Other Bay species tested by Ries and his colleagues included hard- and soft-shell clams, and he found that their shells actually dissolved at the highest levels of carbon dioxide. That's an effect of acidification that doesn't offer good news for the blue crab, because clams are among its prey. It's an example of why scientists say that the effects of acidification have to be studied holistically within ecosystems, not just species by species.
When Ries tested Eastern oysters (Crassostrea virginica) from Cape Cod, he found effects that were less severe than in clams but still significant: the rate of growth in its shell steadily declined as the water's pH fell. Other researchers studying the Eastern oyster have found similar effects (see separate article, Shell Game).
At least one species of oyster, it turns out, can survive in higher acidity waters. When Whitman Miller ran laboratory experiments at the Smithsonian Environmental Research Center, he found that the Asian oyster (Crassostrea ariakensis) showed no loss of shell when exposed to higher acidity levels. Scientists think that the Asian oyster, native to the rivers of China, is better adapted to low pH waters because it evolved under more acidic conditions.
Oysters' bodies and shells are different from crabs' in several important respects. Oysters have a protective covering (called the periostracum), but it doesn't completely cover their shells. And unlike crabs, they don't molt. An oyster builds its shell continuously.
Other researchers have looked beyond shellfish to study other species that dwell in coastal waters. A study of moon jellyfish by researchers at Western Washington University showed they reproduced just fine in highly acidified water. And although underwater grasses might be expected to fare well in water rich with carbon dioxide, which they photosynthesize, they instead appear to sustain damage under some circumstancess (see separate article, An Acidifying Estuary?).
A big caveat to these laboratory studies, acknowledged by Ries and other researchers, is that they may not accurately predict what would happen to those same creatures in the natural environment of the Bay. Ries gave the oysters a constant dose of low pH for two months, something they would not experience in nature, where pH levels fluctuate. In the Bay, the creatures may be able to compensate and build their shells despite these unfavorable conditions — although at a cost in energy that could reduce their survival, scientists say.

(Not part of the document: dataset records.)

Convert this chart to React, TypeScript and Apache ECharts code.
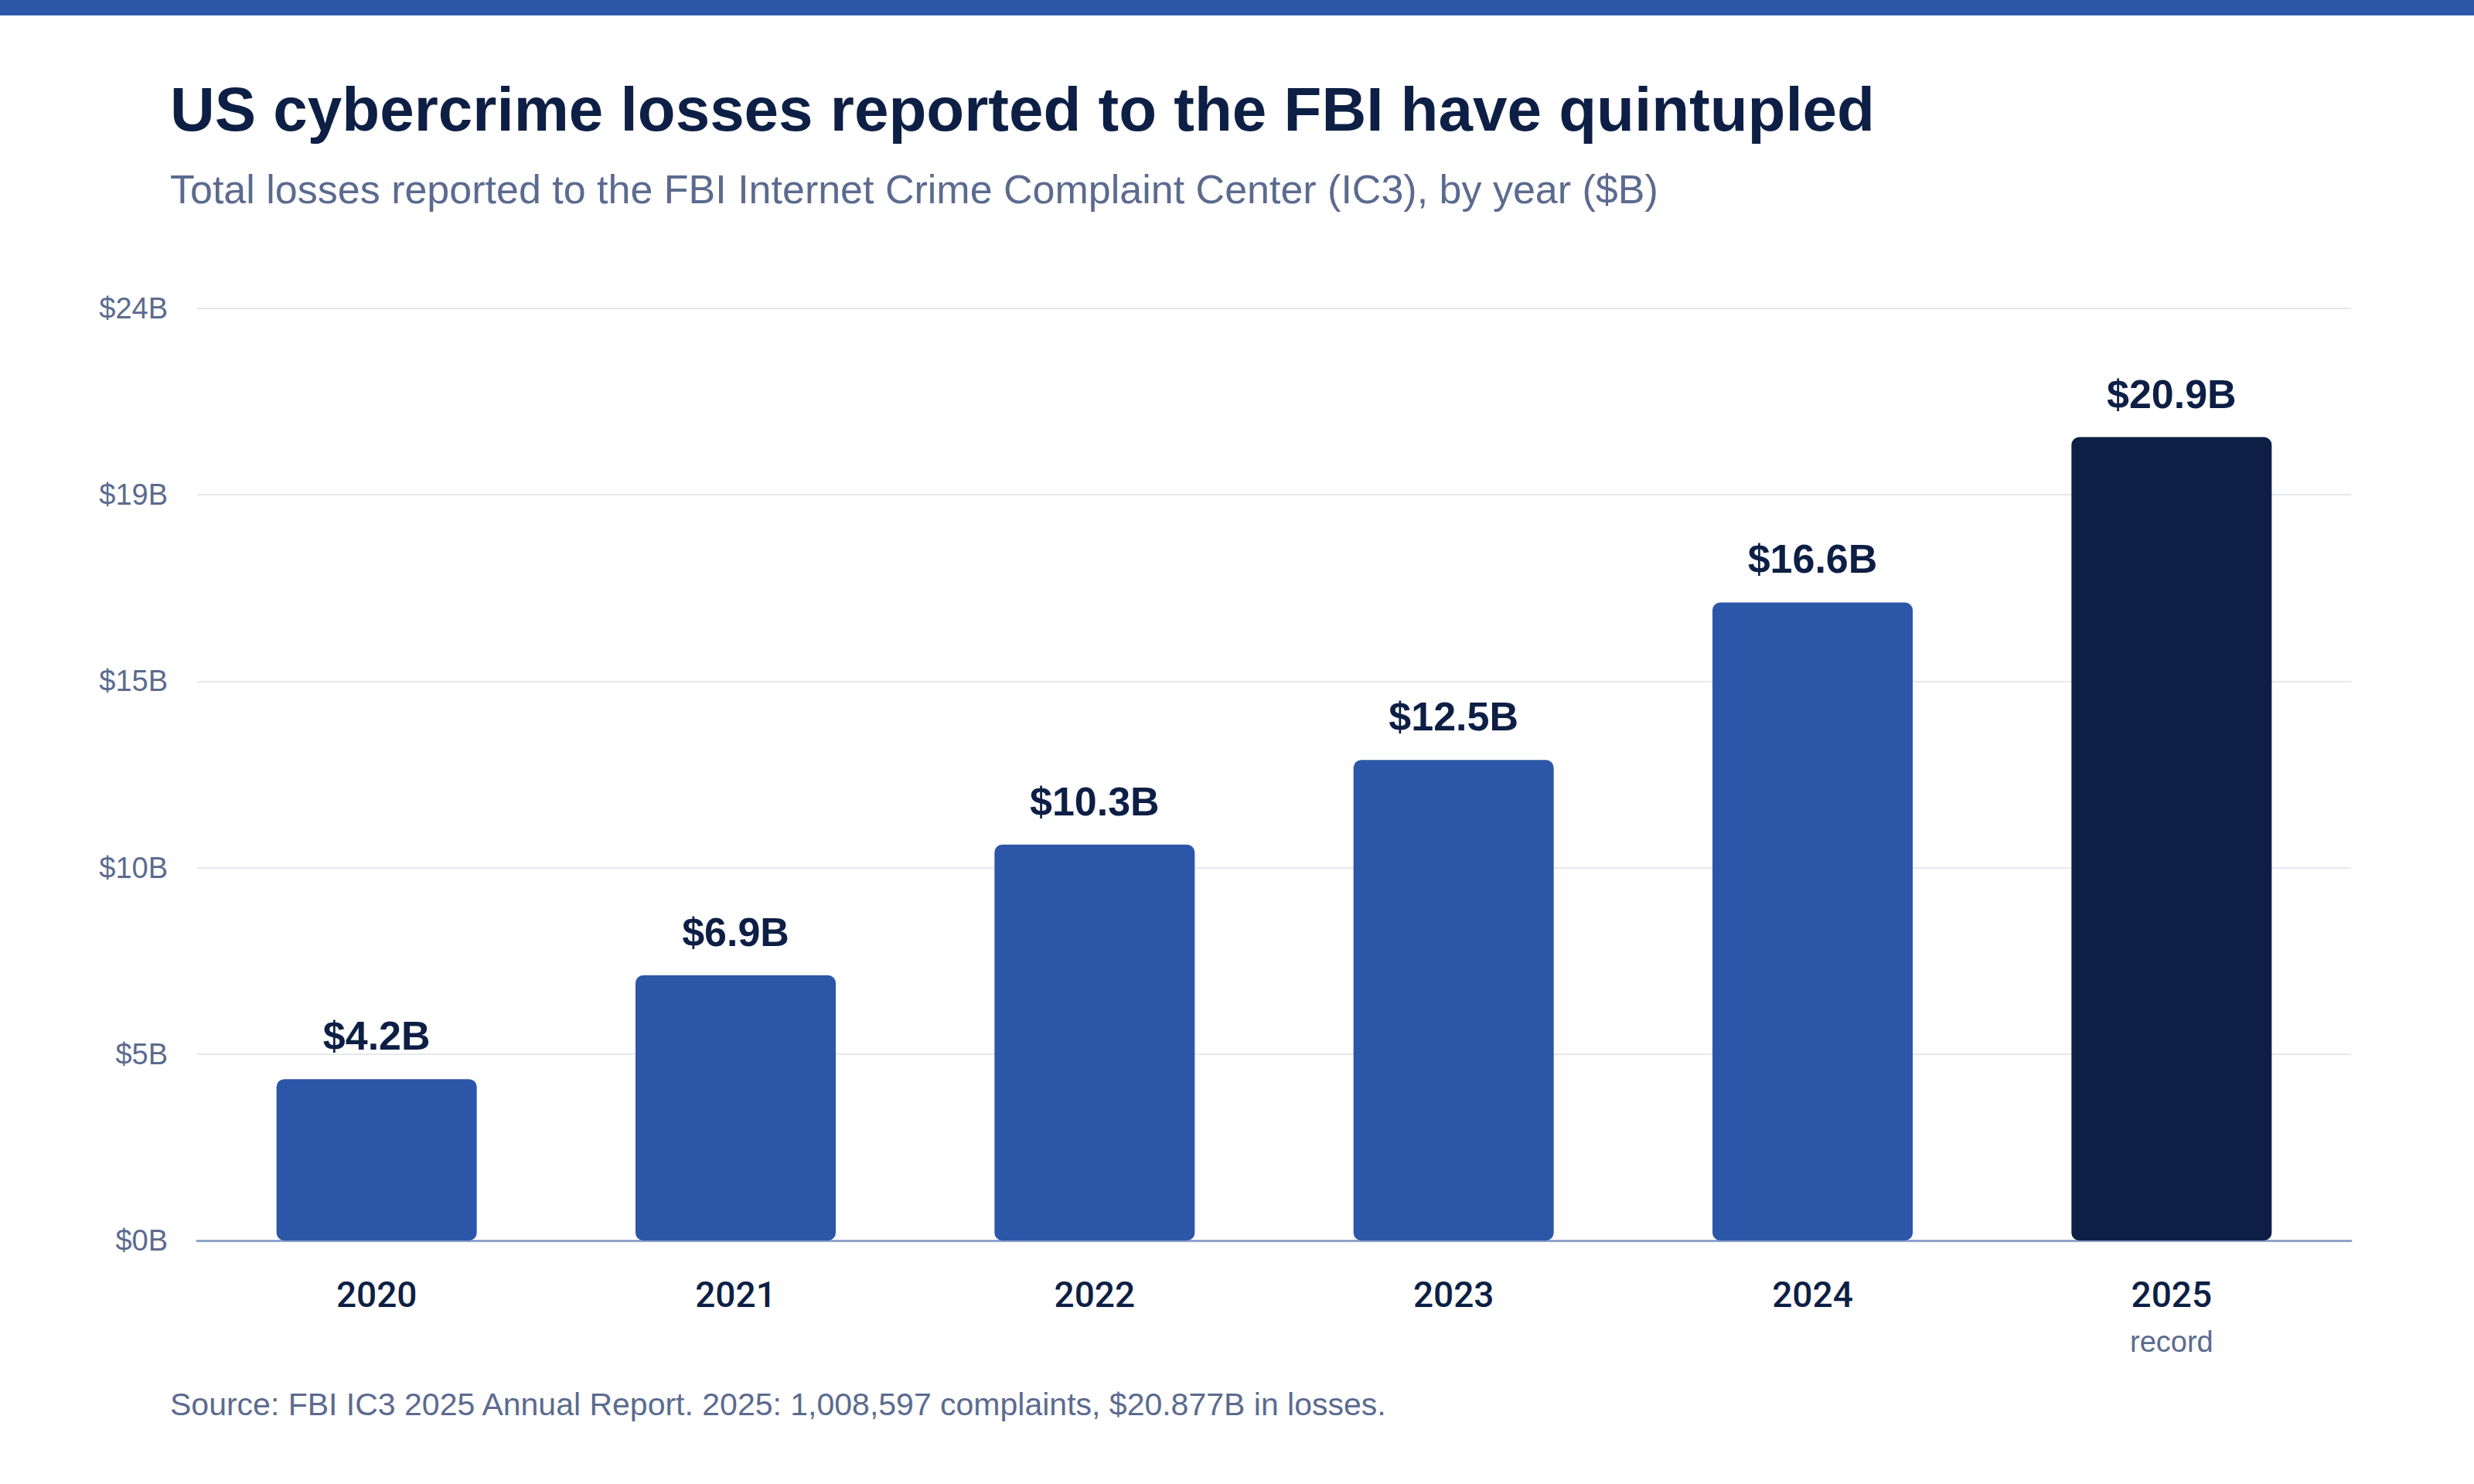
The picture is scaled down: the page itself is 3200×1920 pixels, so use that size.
import React, { useEffect, useRef } from 'react';
import * as echarts from 'echarts';

const years = ['2020', '2021', '2022', '2023', '2024', '2025'];
const losses = [4.2, 6.9, 10.3, 12.5, 16.6, 20.9];
const notes = ['', '', '', '', '', 'record'];
const yTickLabels = ['$0B', '$5B', '$10B', '$15B', '$19B', '$24B'];

const titleText = 'US cybercrime losses reported to the FBI have quintupled';
const subtitleText = 'Total losses reported to the FBI Internet Crime Complaint Center (IC3), by year ($B)';
const sourceText = 'Source: FBI IC3 2025 Annual Report. 2025: 1,008,597 complaints, $20.877B in losses.';

const NAVY = '#0d1f45';
const BLUE = '#2c56a8';
const GREY = '#5b6b8f';
const FONT = '"Liberation Sans", Arial, sans-serif';

const App: React.FC = () => {
    const chartRef = useRef<HTMLDivElement>(null);

    useEffect(() => {
        const chartDom = chartRef.current!;
        const myChart = echarts.init(chartDom, null, { renderer: 'svg' });

        const step = 4.85;

        const option: echarts.EChartsOption = {
            animation: false,
            backgroundColor: '#ffffff',
            textStyle: { fontFamily: FONT },
            title: [
                {
                    text: titleText,
                    left: 220,
                    top: 101,
                    padding: 0,
                    textStyle: { fontFamily: FONT, fontSize: 80, fontWeight: 'bold', color: NAVY },
                },
                {
                    text: subtitleText,
                    left: 220,
                    top: 219,
                    padding: 0,
                    textStyle: { fontFamily: FONT, fontSize: 52, fontWeight: 'normal', color: GREY },
                },
                {
                    text: sourceText,
                    left: 220,
                    top: 1796,
                    padding: 0,
                    textStyle: { fontFamily: FONT, fontSize: 41, fontWeight: 'normal', color: GREY },
                },
            ],
            graphic: [
                {
                    type: 'rect',
                    left: 0,
                    top: 0,
                    shape: { width: 3200, height: 20 },
                    style: { fill: BLUE },
                },
            ],
            grid: { left: 255, right: 159, top: 399, bottom: 315, containLabel: false },
            xAxis: {
                type: 'category',
                data: years,
                axisTick: { show: false },
                axisLine: { lineStyle: { color: '#8ea2cb', width: 3 } },
                axisLabel: {
                    margin: 40,
                    formatter: (v: string, i: number) =>
                        notes[i] ? `{year|${v}}\n{note|${notes[i]}}` : `{year|${v}}`,
                    rich: {
                        year: {
                            fontFamily: 'Roboto, ' + FONT,
                            fontSize: 46,
                            fontWeight: 500,
                            color: NAVY,
                            lineHeight: 60,
                        },
                        note: {
                            fontFamily: FONT,
                            fontSize: 38,
                            color: GREY,
                            lineHeight: 62,
                        },
                    },
                },
            },
            yAxis: {
                type: 'value',
                min: 0,
                max: step * 5,
                interval: step,
                axisLine: { show: false },
                axisTick: { show: false },
                splitLine: { lineStyle: { color: '#e6e8ec', width: 2 } },
                axisLabel: {
                    margin: 38,
                    fontFamily: FONT,
                    fontSize: 38,
                    color: GREY,
                    formatter: (v: number) => yTickLabels[Math.round(v / step)] ?? '',
                },
            },
            series: [
                {
                    type: 'bar',
                    barWidth: 259,
                    data: losses.map((v, i) => ({
                        value: v,
                        itemStyle: { color: i === losses.length - 1 ? NAVY : BLUE, borderRadius: 10 },
                    })),
                    label: {
                        show: true,
                        position: 'top',
                        distance: 30,
                        fontFamily: FONT,
                        fontSize: 52,
                        fontWeight: 'bold',
                        color: NAVY,
                        formatter: (p: any) => `$${p.value}B`,
                    },
                },
            ],
        };

        myChart.setOption(option);

        const resizeObserver = new ResizeObserver(() => {
            myChart.resize();
        });
        resizeObserver.observe(chartDom);

        return () => {
            myChart.dispose();
            resizeObserver.disconnect();
        };
    }, []);

    return (
        <div
            ref={chartRef}
            style={{ position: 'fixed', left: 0, top: 0, width: 3200, height: 1920, background: '#fff' }}
        />
    );
};

export default App;
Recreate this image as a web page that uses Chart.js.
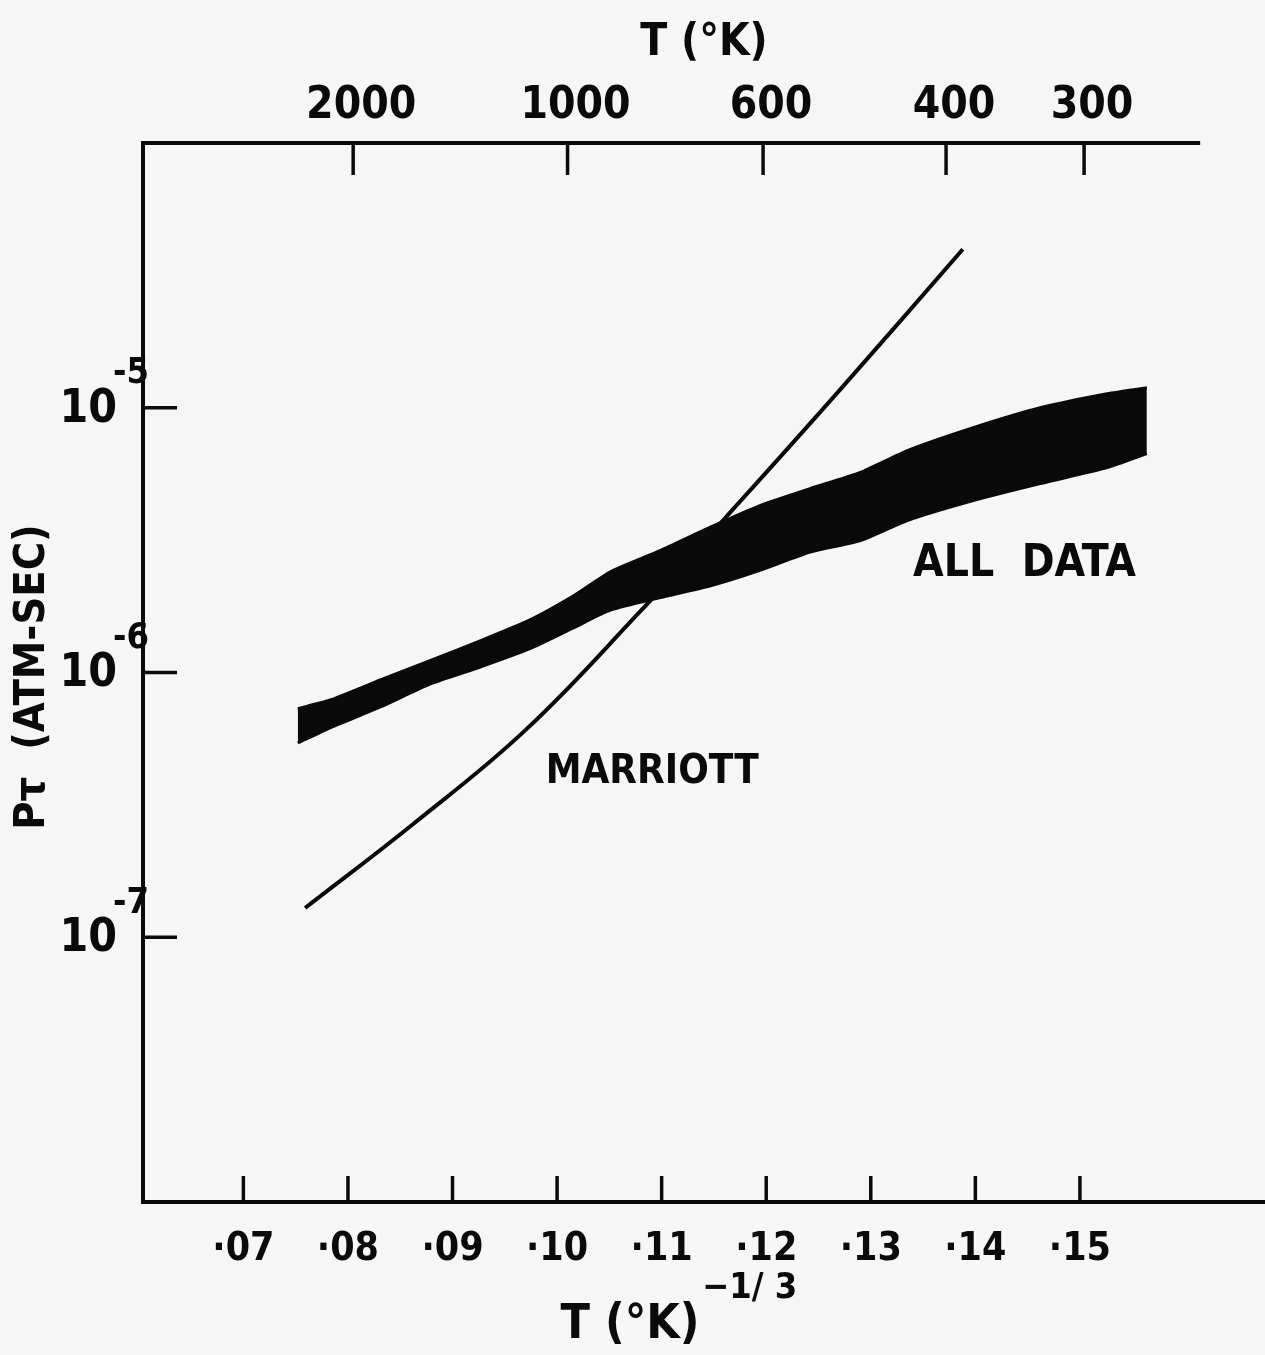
<!DOCTYPE html>
<html>
<head>
<meta charset="utf-8">
<script src="https://cdn.jsdelivr.net/npm/chart.js@4/dist/chart.umd.min.js"></script>
<style>
  html, body { margin: 0; padding: 0; background: #f6f6f6; }
  #wrap { width: 1265px; height: 1355px; }
</style>
</head>
<body>
<div id="wrap"><canvas id="chart" width="1265" height="1355"></canvas></div>
<script>
// x = T^-1/3 (degK), y = P*tau (atm-sec), log scale

// "ALL DATA" band, upper and lower edge
const bandX = [0.0752, 0.0783, 0.0831, 0.0879, 0.0927, 0.0974, 0.1015, 0.1051, 0.1099,
  0.1146, 0.1194, 0.1242, 0.1290, 0.1335, 0.1398, 0.1462, 0.1526, 0.1564];
const bandUpper = [7.3e-7, 7.87e-7, 9.37e-7, 1.11e-6, 1.32e-6, 1.58e-6, 1.94e-6, 2.40e-6, 2.89e-6,
  3.53e-6, 4.27e-6, 4.95e-6, 5.70e-6, 6.89e-6, 8.41e-6, 1.00e-5, 1.13e-5, 1.19e-5];
const bandLower = [5.42e-7, 6.18e-7, 7.41e-7, 9.05e-7, 1.05e-6, 1.23e-6, 1.47e-6, 1.72e-6, 1.92e-6,
  2.12e-6, 2.43e-6, 2.85e-6, 3.15e-6, 3.75e-6, 4.46e-6, 5.17e-6, 5.94e-6, 6.71e-6];

// Marriott curve
const marriottX = [0.0759, 0.0863, 0.0970, 0.1077, 0.1162, 0.1269, 0.1388];
const marriottY = [1.29e-7, 2.69e-7, 6.07e-7, 1.66e-6, 3.88e-6, 1.15e-5, 3.97e-5];

// axes
const xMin = 0.0604, xMax = 0.1677;
const yMin = 1e-8, yMax = 1e-4;
const bottomTicks = [0.07, 0.08, 0.09, 0.10, 0.11, 0.12, 0.13, 0.14, 0.15];
const bottomTickLabels = ['·07', '·08', '·09', '·10', '·11', '·12', '·13', '·14', '·15'];
const topTickPos = [0.0805, 0.1010, 0.1197, 0.1372, 0.1504];
const topTickLabels = ['2000', '1000', '600', '400', '300'];
const topLineEnd = 0.1615;
const yTicks = [1e-7, 1e-6, 1e-5];
const yTickExp = ['-7', '-6', '-5'];

// curve labels
const noteText = ['MARRIOTT', 'ALL  DATA'];
const noteX = [0.1091, 0.1447];
const noteY = [4.2e-7, 2.56e-6];

const FONT = "'DejaVu Sans Condensed', 'DejaVu Sans', sans-serif";
const INK = '#0a0a0a';

const paperPlugin = {
  id: 'paper',
  beforeDraw(chart) {
    const ctx = chart.ctx;
    ctx.save();
    ctx.fillStyle = '#f6f6f6';
    ctx.fillRect(0, 0, chart.width, chart.height);
    ctx.restore();
  },
  afterDraw(chart) {
    const ctx = chart.ctx;
    const area = chart.chartArea;
    const x = chart.scales.x, y = chart.scales.y;
    ctx.save();
    ctx.strokeStyle = INK;
    ctx.fillStyle = INK;
    ctx.lineWidth = 4;
    ctx.lineCap = 'butt';

    // top frame line, stops short of the right edge
    ctx.beginPath();
    ctx.moveTo(area.left - 2, area.top);
    ctx.lineTo(x.getPixelForValue(topLineEnd), area.top);
    ctx.stroke();

    // inward tick marks
    ctx.lineWidth = 3.5;
    bottomTicks.forEach(v => {
      const px = x.getPixelForValue(v);
      ctx.beginPath();
      ctx.moveTo(px, area.bottom);
      ctx.lineTo(px, area.bottom - 26);
      ctx.stroke();
    });
    topTickPos.forEach(v => {
      const px = x.getPixelForValue(v);
      ctx.beginPath();
      ctx.moveTo(px, area.top);
      ctx.lineTo(px, area.top + 32);
      ctx.stroke();
    });
    yTicks.forEach(v => {
      const py = y.getPixelForValue(v);
      ctx.beginPath();
      ctx.moveTo(area.left, py);
      ctx.lineTo(area.left + 34, py);
      ctx.stroke();
    });

    // y tick labels 10^n
    ctx.textBaseline = 'middle';
    yTicks.forEach((v, i) => {
      const py = y.getPixelForValue(v);
      ctx.font = `bold 46px ${FONT}`;
      ctx.textAlign = 'right';
      ctx.fillText('10', area.left - 26, py + 2);
      ctx.font = `bold 36px ${FONT}`;
      ctx.textAlign = 'left';
      ctx.fillText(yTickExp[i], area.left - 30, py - 34);
    });

    // y title
    ctx.save();
    ctx.translate(33, 677);
    ctx.rotate(-Math.PI / 2);
    ctx.textAlign = 'center';
    ctx.font = `bold 43px ${FONT}`;
    ctx.fillText('Pτ  (ATM-SEC)', 0, 0);
    ctx.restore();

    // top title
    ctx.textAlign = 'center';
    ctx.font = `bold 44px ${FONT}`;
    ctx.fillText('T (°K)', 704, 44);

    // bottom title with exponent
    ctx.font = `bold 48px ${FONT}`;
    ctx.fillText('T (°K)', 630, 1326);
    ctx.font = `bold 36px ${FONT}`;
    ctx.textAlign = 'left';
    ctx.fillText('−1/ 3', 702, 1289);

    // curve labels
    ctx.textAlign = 'center';
    noteText.forEach((t, i) => {
      ctx.font = `bold ${i === 0 ? 40 : 44}px ${FONT}`;
      ctx.fillText(t, x.getPixelForValue(noteX[i]), y.getPixelForValue(noteY[i]));
    });
    ctx.restore();
  }
};

new Chart(document.getElementById('chart'), {
  type: 'line',
  data: {
    datasets: [
      {
        label: 'All data upper',
        data: bandX.map((v, i) => ({ x: v, y: bandUpper[i] })),
        borderColor: INK,
        borderWidth: 3,
        pointRadius: 0,
        tension: 0.2,
        fill: false
      },
      {
        label: 'All data lower',
        data: bandX.map((v, i) => ({ x: v, y: bandLower[i] })),
        borderColor: INK,
        borderWidth: 3,
        backgroundColor: INK,
        pointRadius: 0,
        tension: 0.2,
        fill: '-1'
      },
      {
        label: 'Marriott',
        data: marriottX.map((v, i) => ({ x: v, y: marriottY[i] })),
        borderColor: INK,
        borderWidth: 4,
        pointRadius: 0,
        tension: 0.4,
        fill: false
      }
    ]
  },
  options: {
    responsive: false,
    animation: false,
    layout: { padding: 0 },
    plugins: {
      legend: { display: false },
      tooltip: { enabled: false }
    },
    scales: {
      x: {
        type: 'linear',
        position: 'bottom',
        min: xMin,
        max: xMax,
        afterBuildTicks: s => { s.ticks = bottomTicks.map(v => ({ value: v })); },
        afterFit: s => { s.height = 153; },
        ticks: {
          autoSkip: false,
          maxRotation: 0,
          padding: 16,
          color: INK,
          font: { family: FONT, size: 39, weight: 'bold' },
          callback: (v, i) => bottomTickLabels[i]
        },
        grid: { display: false },
        border: { display: true, color: INK, width: 4 }
      },
      x2: {
        type: 'linear',
        position: 'top',
        min: xMin,
        max: xMax,
        afterBuildTicks: s => { s.ticks = topTickPos.map(v => ({ value: v })); },
        afterFit: s => { s.height = 143; },
        ticks: {
          autoSkip: false,
          maxRotation: 0,
          padding: 2,
          labelOffset: 8,
          color: INK,
          font: { family: FONT, size: 44, weight: 'bold' },
          callback: (v, i) => topTickLabels[i]
        },
        grid: { display: false },
        border: { display: false }
      },
      y: {
        type: 'logarithmic',
        position: 'left',
        min: yMin,
        max: yMax,
        afterFit: s => { s.width = 143; },
        ticks: { display: false },
        grid: { display: false },
        border: { display: true, color: INK, width: 4 }
      }
    }
  },
  plugins: [paperPlugin]
});
</script>
</body>
</html>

Still, these studies are significant because some earlier reports about acidifying water have implied that lower pH puts all shell-building organisms at risk. Ries and other scientists have offered a more nuanced picture, one that highlights the importance of differences in adaptations among different species. The impact on marine life of higher atmospheric carbon dioxide, Ries wrote, "is more varied than previously thought."